A girl and an alt started squabbling over who had the prettier stylus. When they ignored the first and second warnings, Cheris escalated: “Heads down, please.” The children grumbled but obeyed, mumbling the meditation-chant that she had taught them to help them quiet down. She had to coax the girl to a seat farther away so she wouldn’t continue the quarrel.
At least she didn’t want for classroom supplies. The settlement had basic manufacturing capabilities and some aging matter printers, f
or which Mikodez had privately apologized to Cheris. “You wouldn’t believe my budget problems,” he had said. “My people did what they could.” For once, Cheris believed him. She didn’t have to worry that her students would lack slates or desks or learning games. If anything, thanks to the involvement of the Shuos, they had more games, in all formats, than she was entirely comfortable with.
And yet, for all the challenges that working as a teacher had brought her, from the time her students climbed up on the roof on a lark to the incident with the thankfully edible modeling clay, Cheris had discovered, to her horror, that she was getting bored.

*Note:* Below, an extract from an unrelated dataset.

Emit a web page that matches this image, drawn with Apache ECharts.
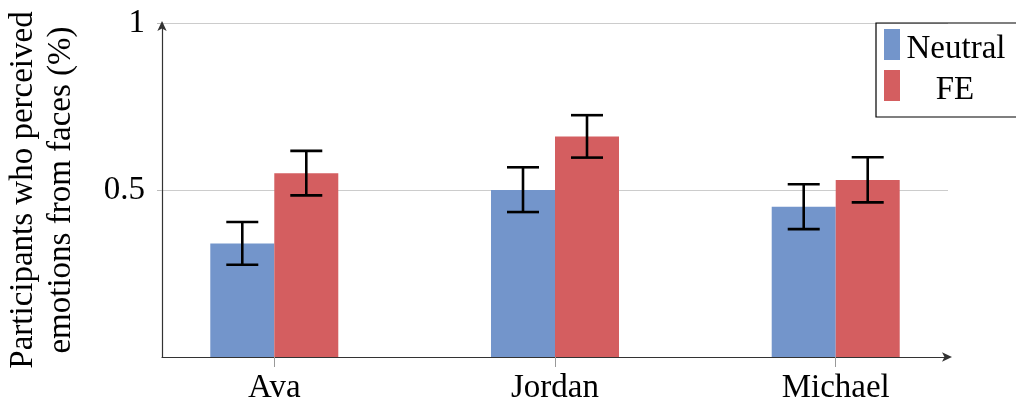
<!DOCTYPE html>
<html>
<head>
<meta charset="utf-8">
<script src="https://cdn.jsdelivr.net/npm/echarts@6/dist/echarts.min.js"></script>
<style>html,body{margin:0;padding:0;background:#fff;}#c{width:1016px;height:408px;}</style>
</head>
<body>
<div id="c"></div>
<script>
const categories = ['Ava', 'Jordan', 'Michael'];
const seriesNames = ['Neutral', 'FE'];
const neutralValues = [0.34, 0.50, 0.45];
const neutralLow = [0.276, 0.434, 0.383];
const neutralHigh = [0.404, 0.568, 0.517];
const feValues = [0.55, 0.66, 0.53];
const feLow = [0.484, 0.597, 0.463];
const feHigh = [0.617, 0.724, 0.598];
const yTicks = [0.5, 1];
const yTickLabels = ['0.5', '1'];
const yTitleLines = ['Participants who perceived', 'emotions from faces (%)'];

const FONT = 'Liberation Serif';
const FS = 33;
const FONT_SHORT = FS + 'px "Liberation Serif"';
const BAR_W = 64;
const colors = ['#7395cb', '#d45e60'];

const catPos = categories.map((c, i) => i + 1);
function barData(vals) { return vals.map((v, i) => [catPos[i], v]); }
function errData(lo, hi) { return lo.map((l, i) => [catPos[i], l, hi[i]]); }

function errSeries(lo, hi, offset) {
  return {
    type: 'custom',
    xAxisIndex: 0, yAxisIndex: 0,
    z: 5,
    silent: true,
    data: errData(lo, hi),
    encode: { x: 0, y: [1, 2] },
    renderItem: function (params, api) {
      const x = api.value(0);
      const pLo = api.coord([x, api.value(1)]);
      const pHi = api.coord([x, api.value(2)]);
      const cx = pLo[0] + offset;
      const hw = 16;
      const st = { stroke: '#000', lineWidth: 2.6 };
      return {
        type: 'group',
        children: [
          { type: 'line', shape: { x1: cx, y1: pLo[1], x2: cx, y2: pHi[1] }, style: st },
          { type: 'line', shape: { x1: cx - hw, y1: pLo[1], x2: cx + hw, y2: pLo[1] }, style: st },
          { type: 'line', shape: { x1: cx - hw, y1: pHi[1], x2: cx + hw, y2: pHi[1] }, style: st }
        ]
      };
    }
  };
}

function txt(text, x, y, rot) {
  return {
    type: 'text', x: x, y: y, rotation: rot || 0, z: 100,
    style: {
      text: text, font: FONT_SHORT, fill: '#000',
      align: 'center', verticalAlign: 'middle'
    }
  };
}

const chart = echarts.init(document.getElementById('c'));
chart.setOption({
  animation: false,
  grid: { left: 162, right: 68, top: 23, bottom: 51, outerBoundsMode: 'none' },
  legend: {
    data: seriesNames,
    orient: 'vertical',
    left: 876, top: 23,
    padding: [6, 200, 16, 8],
    itemGap: 10,
    icon: 'rect',
    itemWidth: 16, itemHeight: 31,
    borderColor: '#000', borderWidth: 1.2, borderRadius: 0,
    formatter: function () { return ''; },
    textStyle: { fontSize: 12 }
  },
  graphic: [
    txt(yTitleLines[0], 23, 190, Math.PI / 2),
    txt(yTitleLines[1], 61, 190, Math.PI / 2),
    txt(seriesNames[0], 956, 49),
    txt(seriesNames[1], 955, 90)
  ],
  xAxis: {
    type: 'value', min: 0.6, max: 3.4,
    axisLine: { show: true, lineStyle: { color: '#333', width: 1.2 }, symbol: ['none', 'arrow'], symbolSize: [7, 10], symbolOffset: [0, 4] },
    axisTick: { show: true, customValues: catPos, length: 10, lineStyle: { color: '#999', width: 1 } },
    axisLabel: {
      customValues: catPos, margin: 15,
      fontFamily: FONT, fontSize: FS, color: '#000',
      formatter: function (v) { return categories[Math.round(v) - 1] || ''; }
    },
    splitLine: { show: false }
  },
  yAxis: {
    type: 'value', min: 0, max: 1,
    axisLine: { show: true, lineStyle: { color: '#333', width: 1.2 }, symbol: ['none', 'arrow'], symbolSize: [7, 10], symbolOffset: [0, 2] },
    axisTick: { show: true, customValues: yTicks, length: 5, lineStyle: { color: '#bbb' } },
    axisLabel: {
      customValues: yTicks, margin: 17,
      fontFamily: FONT, fontSize: FS, color: '#000',
      formatter: function (v) { const i = yTicks.indexOf(v); return i >= 0 ? yTickLabels[i] : ''; }
    },
    splitLine: { show: true, lineStyle: { color: '#cccccc', width: 1.2 } }
  },
  series: [
    { name: seriesNames[0], type: 'bar', data: barData(neutralValues), barWidth: BAR_W, barGap: '0%', itemStyle: { color: colors[0] }, z: 2 },
    { name: seriesNames[1], type: 'bar', data: barData(feValues), barWidth: BAR_W, barGap: '0%', itemStyle: { color: colors[1] }, z: 2 },
    errSeries(neutralLow, neutralHigh, -BAR_W / 2),
    errSeries(feLow, feHigh, BAR_W / 2)
  ]
});
</script>
</body>
</html>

“Gwan,” Cheris said, wondering how it was that wrangling an energetic nine-year-old girl who constantly chewed on things was, in its way, more harrowing than being shot at. “Take that out of your mouth, please.” Weren’t kids supposed to grow out of that? By age four at least?
(She thought about having kids of her own someday, if she met the right women or alts. The settlement had the necessary medical labs, even some crèches for those Mwennin who wanted to use them. Then she looked at her students, as much as she adored them, and had second thoughts.)
Gwan took the mutilated stylus out of her mouth. “Sorry, Teacher!” she said. She was always sorry. As far as Cheris could tell, Gwan was sincere, she just had a wandering attention span and a need to fidget. Cheris had tried giving her candies instead, but Gwan kept passing them to the other kids, which defeated the purpose.
The minutes ticked by. Cheris was diligent about making the kids stay for every last second of class—an important lesson to learn in a world where the calendar was so vital—but she let them out the moment the augment told her it was time. Most of the younger ones skipped or ran, almost colliding with each other in their enthusiasm.
As Cheris tidied up the tables and chairs, she was aware of the weight of her handgun against her right hip, inside her pants; she was right-handed. Fortunately, Mwennin children were too respectful of adults to touch her or she would have worried about one of them discovering it by accident. The same went for the spare magazine she kept in her pocket. To keep from revealing it inadvertently, she kept most of her belongings—slate and stylus, snacks, keycard, that sort of thing—in a handbag.